Bil’s rating (out of 5): BBB.
United Kingdom/USA, 2010. Marv Films, Plan B Entertainment. Screenplay by Jane Goldman, Matthew Vaughn, based on the comic book by Mark Millar, John Romita Jr.. Cinematography by Ben Davis. Produced by Adam Bohling, Tarquin Pack, Brad Pitt, David Reid, Kris Thykier, Matthew Vaughn. Music by Marius De Vries, Ilan Eshkeri, Henry Jackman, John Murphy. Production Design by Russell De Rozario. Costume Design by Sammy Sheldon. Film Editing by Eddie Hamilton, Jon Harris, Pietro Scalia. Phoenix Film Critics Awards 2010.
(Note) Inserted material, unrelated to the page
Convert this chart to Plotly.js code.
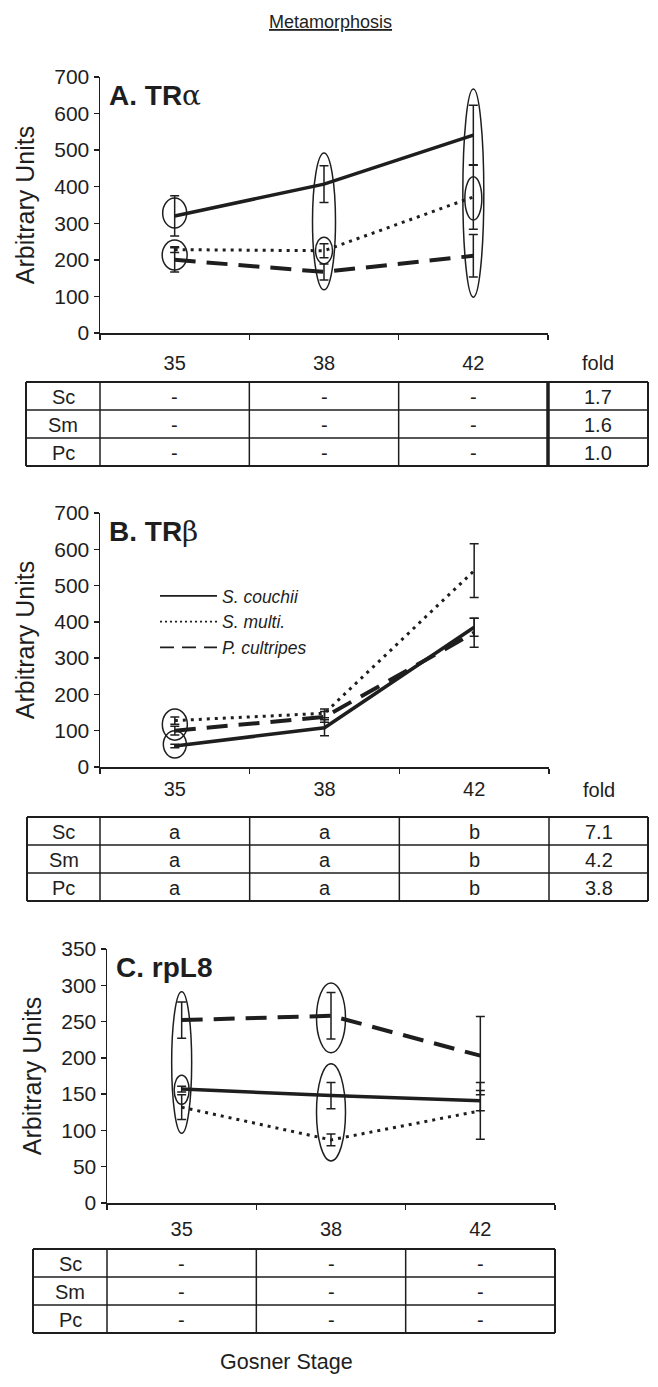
<!DOCTYPE html>
<html><head><meta charset="utf-8">
<script src="https://cdn.plot.ly/plotly-3.0.1.min.js"></script>
<style>html,body{margin:0;padding:0;background:#fff}#chart{width:658px;height:1387px}</style>
</head><body><div id="chart"></div>
<script>
// ---------- DATA ----------
const stages = ["35", "38", "42"];
const seriesNames = ["S. couchii", "S. multi.", "P. cultripes"];
const rowLabels = ["Sc", "Sm", "Pc"];

// Panel A: TRα
const aSc = [320, 407, 541], aScErr = [55, 50, 82];
const aSm = [228, 225, 372], aSmErr = [8, 19, 88];
const aPc = [200, 167, 211], aPcErr = [33, 22, 58];
const aTable = [["-", "-", "-"], ["-", "-", "-"], ["-", "-", "-"]];
const aFold = ["1.7", "1.6", "1.0"];
const aEllStage = [0, 0, 1, 1, 2, 2];
const aEllLow = [287, 172, 118, 189, 98, 309];
const aEllHigh = [369, 254, 492, 262, 667, 427];

// Panel B: TRβ
const bSc = [58, 108, 385], bScErr = [5, 22, 25];
const bSm = [128, 148, 541], bSmErr = [10, 12, 74];
const bPc = [100, 138, 370], bPcErr = [12, 15, 40];
const bTable = [["a", "a", "b"], ["a", "a", "b"], ["a", "a", "b"]];
const bFold = ["7.1", "4.2", "3.8"];
const bEllStage = [0, 0];
const bEllLow = [74, 25];
const bEllHigh = [160, 100];

// Panel C: rpL8
const cSc = [157, 148, 141], cScErr = [4, 18, 14];
const cSm = [132, 87, 127], cSmErr = [17, 8, 39];
const cPc = [252, 258, 203], cPcErr = [25, 32, 54];
const cTable = [["-", "-", "-"], ["-", "-", "-"], ["-", "-", "-"]];
const cEllStage = [0, 0, 1, 1];
const cEllLow = [96, 136, 207, 58];
const cEllHigh = [291, 176, 303, 192];

// ---------- STYLE / GEOMETRY ----------
const W = 658, H = 1387;
const FONT = "Liberation Sans, Arial, Helvetica, sans-serif";
const INK = "#1e1e1e";
const px = v => v / W, py = v => 1 - v / H;
const lineStyles = [
  {color: INK, width: 3.5, dash: "solid"},
  {color: INK, width: 3, dash: "3px,5px"},
  {color: INK, width: 4, dash: "21px,11px"}
];
const legendStyles = [
  {color: INK, width: 1.8, dash: "solid"},
  {color: INK, width: 1.8, dash: "2px,3px"},
  {color: INK, width: 1.8, dash: "14px,8px"}
];
const panels = [
  {id: "", l: 100, r: 548, t: 77, b: 333, ymax: 700, dtick: 100, standoff: 11,
   title: "<b>A. TR</b><span style='font-family:DejaVu Serif'>α</span>",
   ser: [[aSc, aScErr], [aSm, aSmErr], [aPc, aPcErr]],
   ell: [aEllStage, aEllLow, aEllHigh], ellW: [24, 25, 23, 17, 21, 17],
   table: aTable, fold: aFold, tableTop: 382, tableLeft: 26, foldThick: true, foldLabelY: 363},
  {id: "2", l: 100, r: 549, t: 513, b: 767, ymax: 700, dtick: 100, standoff: 3,
   title: "<b>B. TR</b><span style='font-family:DejaVu Serif'>β</span>",
   ser: [[bSc, bScErr], [bSm, bSmErr], [bPc, bPcErr]],
   ell: [bEllStage, bEllLow, bEllHigh], ellW: [25, 23],
   table: bTable, fold: bFold, tableTop: 817, tableLeft: 27, foldThick: false, foldLabelY: 790},
  {id: "3", l: 107, r: 555, t: 949, b: 1203, ymax: 350, dtick: 50, standoff: 7,
   title: "<b>C. rpL8</b>",
   ser: [[cSc, cScErr], [cSm, cSmErr], [cPc, cPcErr]],
   ell: [cEllStage, cEllLow, cEllHigh], ellW: [20, 15, 29, 29],
   table: cTable, fold: null, tableTop: 1249, tableLeft: 33, foldThick: false}
];
const ROW_H = 28, FOLD_R = 648;

const traces = [], shapes = [], annotations = [];
const layout = {
  width: W, height: H, margin: {l: 0, r: 0, t: 0, b: 0},
  paper_bgcolor: "#fff", plot_bgcolor: "rgba(0,0,0,0)",
  font: {family: FONT, color: INK},
  showlegend: true,
  legend: {x: px(155), y: py(578), xanchor: "left", yanchor: "top",
    bgcolor: "rgba(0,0,0,0)", font: {family: FONT, size: 17.5, style: "italic", color: INK},
    itemwidth: 57, tracegroupgap: 0, itemclick: false, itemdoubleclick: false}
};

panels.forEach((p, pi) => {
  const xa = "x" + p.id, ya = "y" + p.id;
  layout["xaxis" + p.id] = {
    domain: [px(p.l), px(p.r)], anchor: ya, type: "category", categoryarray: stages,
    range: [-0.5, 2.5], tickson: "boundaries", ticks: "outside", ticklen: 5, tickwidth: 1.5,
    tickcolor: INK, showline: true, linecolor: INK, linewidth: 1.5, showgrid: false,
    zeroline: false, tickfont: {family: FONT, size: 20, color: INK},
    ticklabelstandoff: p.standoff, fixedrange: true, automargin: false
  };
  layout["yaxis" + p.id] = {
    domain: [py(p.b), py(p.t)], anchor: xa, range: [0, p.ymax], dtick: p.dtick,
    ticks: "outside", ticklen: 5, tickwidth: 1.5, tickcolor: INK, showline: true,
    linecolor: INK, linewidth: 1.5, showgrid: false, zeroline: false,
    tickfont: {family: FONT, size: 21, color: INK}, fixedrange: true, automargin: false,
    title: {text: "Arbitrary Units", font: {family: FONT, size: 25, color: INK}, standoff: 12}
  };
  p.ser.forEach((s, si) => {
    traces.push({
      type: "scatter", mode: "lines", x: stages, y: s[0], xaxis: xa, yaxis: ya,
      name: seriesNames[si], showlegend: false, line: lineStyles[si],
      error_y: {type: "data", array: s[1], visible: true, color: INK, thickness: 1.5, width: 4.5},
      hoverinfo: "skip"
    });
  });
  const catW = (p.r - p.l) / 3;
  p.ell[0].forEach((st, k) => {
    const hw = p.ellW[k] / 2 / catW;
    shapes.push({type: "circle", xref: xa, yref: ya, x0: st - hw, x1: st + hw,
      y0: p.ell[1][k], y1: p.ell[2][k], line: {color: INK, width: 1.5}});
  });
  annotations.push({xref: "paper", yref: "paper", x: px(p.l + 7), y: py(p.t + 18),
    xanchor: "left", yanchor: "middle", showarrow: false, text: p.title,
    font: {family: FONT, size: 28, color: INK}});
  const cols = [p.tableLeft, p.l, p.l + catW, p.l + 2 * catW, p.r];
  if (p.fold) cols.push(FOLD_R);
  const right = cols[cols.length - 1];
  const top = p.tableTop, bottom = top + 3 * ROW_H;
  for (let k = 0; k <= 3; k++) {
    const yy = top + k * ROW_H;
    shapes.push({type: "line", xref: "paper", yref: "paper", x0: px(p.tableLeft), x1: px(right),
      y0: py(yy), y1: py(yy), line: {color: INK, width: (k === 0 || k === 3) ? 2 : 1.5}});
  }
  cols.forEach((cx, ci) => {
    const thick = p.foldThick && ci === 4;
    shapes.push({type: "line", xref: "paper", yref: "paper", x0: px(cx), x1: px(cx),
      y0: py(top), y1: py(bottom),
      line: {color: INK, width: thick ? 3.5 : ((ci === 0 || ci === cols.length - 1) ? 2 : 1.5)}});
  });
  rowLabels.forEach((rl, ri) => {
    const cy = top + (ri + 0.5) * ROW_H;
    const cells = [rl].concat(p.table[ri]);
    if (p.fold) cells.push(p.fold[ri]);
    cells.forEach((txt, ci) => {
      annotations.push({xref: "paper", yref: "paper", x: px((cols[ci] + cols[ci + 1]) / 2),
        y: py(cy + 1), xanchor: "center", yanchor: "middle", showarrow: false, text: txt,
        font: {family: FONT, size: 20, color: INK}});
    });
  });
  if (p.fold) {
    annotations.push({xref: "paper", yref: "paper", x: px((p.r + FOLD_R) / 2), y: py(p.foldLabelY),
      xanchor: "center", yanchor: "middle", showarrow: false, text: "fold",
      font: {family: FONT, size: 20, color: INK}});
  }
});

seriesNames.forEach((n, si) => {
  traces.push({type: "scatter", mode: "lines", x: [null], y: [null], xaxis: "x2", yaxis: "y2",
    name: n, showlegend: true, line: legendStyles[si], hoverinfo: "skip"});
});

annotations.push({xref: "paper", yref: "paper", x: px(330), y: py(22), xanchor: "center",
  yanchor: "middle", showarrow: false, text: "<u>Metamorphosis</u>",
  font: {family: FONT, size: 18, color: INK}});
annotations.push({xref: "paper", yref: "paper", x: px(286), y: py(1362), xanchor: "center",
  yanchor: "middle", showarrow: false, text: "Gosner Stage",
  font: {family: FONT, size: 21.5, color: INK}});

layout.shapes = shapes;
layout.annotations = annotations;
Plotly.newPlot("chart", traces, layout, {staticPlot: true, displayModeBar: false});
</script></body></html>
Strange, hyperviolent comic book movie about an eager young man (Aaron Taylor-Johnson) who longs to be admired and decides to don a wet suit and make himself a superhero named Kick Ass. Unfortunately, he has no superpowers, no interesting back story, and his attempts to help people tend to land him in the hospital. Then one particular moment of bravery makes him a viral success on the internet and he becomes the talk of the town. His antics eventually have him cross the path of a much more experienced and sophisticated pint-sized crimefighter named Hit Girl (Chloë Grace Moretz), and her Batman-esque father Big Daddy (a terrible Nicolas Cage), who are out for revenge on a crime lord (Mark Strong) with shady ties to their past. There’s no end of vulgar language, swearing and unpleasant violence in this film, and if that’s your thing, you’ll be thrilled by it, but parents of young children (to whom this film is strangely marketed) might want to screen it before deciding for themselves. Moretz is terrific as the wee action woman who isn’t afraid to get shot while wearing a bullet-proof vest, but she is also part of a very weird trend in contemporary Hollywood of having little girls act like violent older men that, while it doesn’t alarm me in any morally puritanical way, might suggest to any of you doing a doctoral thesis on female violence in cinema that misogyny is not a thing of the past.